On May 26, according to The Information's report, Anthropic's annualized revenue has reached nearly $45 billion, while OpenAI's annualized revenue has just exceeded $30 billion, currently estimated to be around $33 billion. This means that Anthropic's revenue is at least 35% higher than OpenAI's.
This number was almost unimaginable six months ago. By the end of 2025, Anthropic's annualized revenue was only $9 billion, less than half of OpenAI's.
Five Months, Anthropic's Revenue Multiplied by Five
In the first five months of this year, Anthropic's revenue has grown by about 5 times. In the same period, OpenAI's revenue growth exceeded 50%—impressive in any industry, but quite modest compared to Anthropic.

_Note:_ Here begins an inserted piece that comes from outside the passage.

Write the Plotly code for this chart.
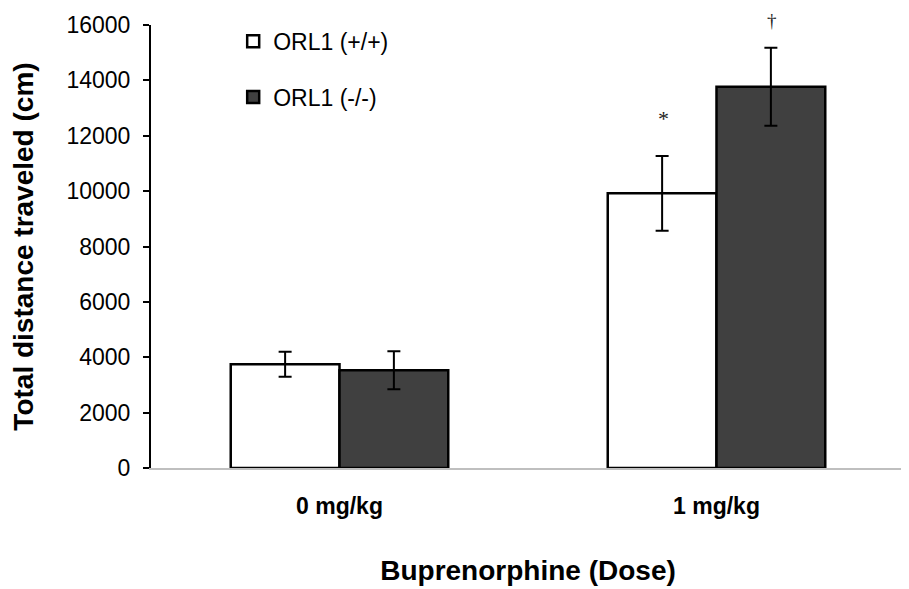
import plotly.graph_objects as go

categories = ["0 mg/kg", "1 mg/kg"]
wt_values = [3750, 9920]
wt_errors = [450, 1350]
ko_values = [3530, 13770]
ko_errors = [690, 1410]
series_names = ["ORL1 (+/+)", "ORL1 (-/-)"]
y_ticks = [0, 2000, 4000, 6000, 8000, 10000, 12000, 14000, 16000]
marks = ["*", "†"]
mark_values = [12640, 16540]
y_max = 16000

fig = go.Figure()
fig.add_trace(go.Bar(
    x=categories, y=wt_values, name=series_names[0], legendgroup="a",
    marker=dict(color="white", line=dict(color="black", width=2.5)),
    error_y=dict(type="data", array=wt_errors, color="black", thickness=2, width=6.5),
))
fig.add_trace(go.Bar(
    x=categories, y=ko_values, name=series_names[1], legendgroup="b",
    marker=dict(color="#404040", line=dict(color="black", width=2.5)),
    error_y=dict(type="data", array=ko_errors, color="black", thickness=2, width=6.5),
))

fig.add_annotation(x=categories[1], y=mark_values[0], text=marks[0], showarrow=False,
                   xshift=-53, font=dict(family="Liberation Serif", size=22, color="#222"))
fig.add_annotation(x=categories[1], yref="paper", y=1, yanchor="top",
                   text=marks[1], showarrow=False, xshift=55, yshift=17,
                   font=dict(family="Liberation Serif", size=19, color="#222"))

fig.update_layout(
    width=901, height=581,
    margin=dict(l=143, r=4, t=17, b=121, autoexpand=False),
    paper_bgcolor="white", plot_bgcolor="white",
    barmode="group", bargap=0.423, bargroupgap=0,
    font=dict(family="Liberation Sans, Arial, sans-serif", color="black"),
    showlegend=True,
    legend=dict(x=0.109, y=1.012, xanchor="left", yanchor="top",
                font=dict(size=23), tracegroupgap=23, bgcolor="rgba(0,0,0,0)"),
)
fig.update_xaxes(
    showline=True, linecolor="#bfbfbf", linewidth=2, showgrid=False,
    ticks="", ticklabelstandoff=16, range=[-0.5, 1.5], automargin=False,
    tickfont=dict(size=23, family="Liberation Sans, Arial, sans-serif", weight="bold"),
    title=dict(text="<b>Buprenorphine (Dose)</b>", font=dict(size=28), standoff=43),
)
fig.update_yaxes(
    range=[0, y_max], tickvals=y_ticks, tickformat="d", showgrid=False, zeroline=False,
    showline=True, linecolor="black", linewidth=2, automargin=False,
    ticks="outside", ticklen=6, tickwidth=2, tickcolor="black",
    ticklabelstandoff=8, tickfont=dict(size=23),
    title=dict(text="<b>Total distance traveled (cm)</b>", font=dict(size=28), standoff=33),
)

fig.write_html("out.html")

A source familiar with the matter told The Information that although OpenAI's annualized revenue has exceeded $30 billion, it is currently "not much higher."
The two companies have different business models: OpenAI's revenue mainly comes from ChatGPT subscriptions, while Anthropic mainly relies on selling AI programming and other white-collar work scenario API access to enterprises. However, they still compete directly in their respective markets, and public market investors will inevitably compare the two.
The Gap in Profitability is Even Larger
Revenue is just one aspect. What is more crucial is profitability.
Anthropic is expected to achieve around $559 million in operating profit in the second quarter, with an operating profit margin of about 5%.
OpenAI's situation is quite the opposite. OpenAI's first-quarter operating loss rate was as high as 122%—this is even after excluding major items such as equity incentives. In other terms, the operating loss for that quarter was at least $7 billion.
OpenAI's earlier predictions for this year show that it will burn about $25 billion in cash for the whole year, with AI server rental costs as high as $32 billion. Additionally, OpenAI also needs to give 20% of total revenue to Microsoft, an agreement that will continue until 2030. If this year's revenue reaches the previously predicted $30 billion, this share will amount to approximately $6 billion.
Anthropic also needs to share revenue with cloud partners, but Anthropic's revenue calculation includes the total amount sold through other cloud service providers, part of which will eventually be returned to these partners.
It is worth noting that Anthropic's current profitability status is not without risks. With rapidly growing revenue, Anthropic needs to significantly expand server resources, which may put it back into a loss-making position.
IPO Race: First Mover Advantage Changing Hands
This reversal of revenue and profitability is directly affecting the IPO timelines of the two companies.
Reports indicate that OpenAI's CFO Sarah Friar had previously expressed concerns to CEO Sam Altman about rushing the IPO plans. However, the situation is now different—faced with the stronger financial position of Anthropic, OpenAI's rush to go public has instead become a "financially prudent choice."
The logic is simple: if Anthropic submits its IPO application first and successfully goes public, the public market investors will directly compare the financial data of the two companies. At that time, with faster revenue growth and realized profitability, Anthropic will have a clear advantage in the valuation narrative.
At the current growth rate, Anthropic is expected to surpass the revenue scale of mature tech companies like Netflix, SAP, and Salesforce within the next year.